American presidents come and go, but few, if any, seem to have the will to change the status quo in the Middle East.
By Larbi Sadiki
Thus US foreign policy calls for readjustment. In the context of the Arab Spring it must not be driven by the imperative of introducing "order" into the lives of "Orientals". Security seems to be the constant that informs foreign policy-making before and after the Arab Spring; and this happens at the expense of development and a degree of self-determination such as in democratic reconstruction.
Beyond security and oil
Moreover, Western leaders seem hell bent on repeating the same mistakes of manipulating "elites", recruiting them into their spheres of influence.
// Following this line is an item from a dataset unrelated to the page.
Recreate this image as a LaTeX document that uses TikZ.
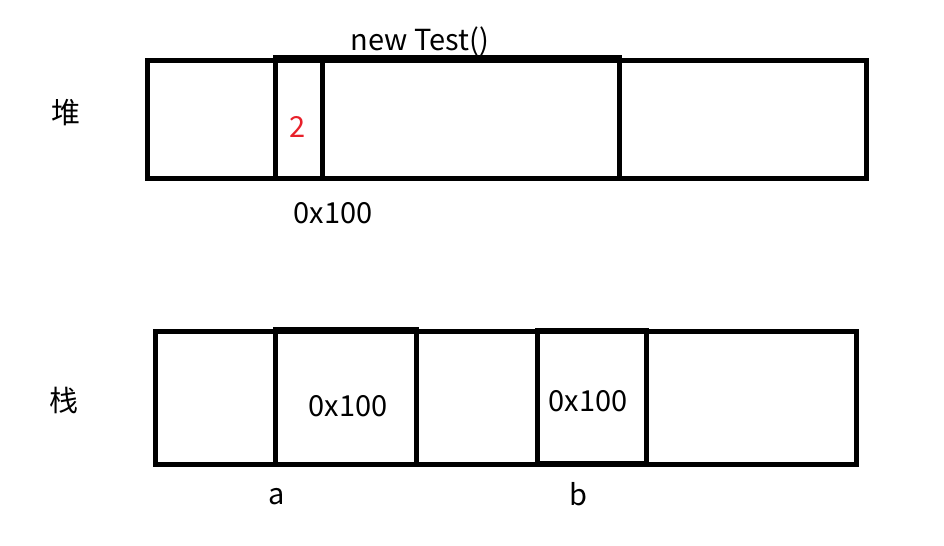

In theory, many Western actors stand for institution-building and due process; in practice, it is largely business as usual seeking policy preferences and objectives through communication with elites, sometimes with limited legitimacy.
Policy failure is obvious in Bahrain, where conflict resolution is managed through dialogue with elites in Manama and Riyadh. Similarly, the impasse in the Palestinian question can be put down to preference to deal with select politicians in the polarised polity. So instead of using existing legal UN frameworks as the basis for engaging with peace-making, reference is made to "client" leaders who speak and act, in the absence of legitimate mandate, on behalf of the occluded populace, the Arab "Orientals", often assumed to be silent, passive and in need of mentoring and guidance.
Obama's second term will not be a promenade in the White House given the onerous tasks awaiting him on the domestic front, especially in a Congress dominated by the Republicans. Even with a leaf from the books of Eisenhower, Carter and Clinton, the Middle East will prove more difficult to navigate if the moral compass of America is limited by the blind spots of security, oil and client-politicians."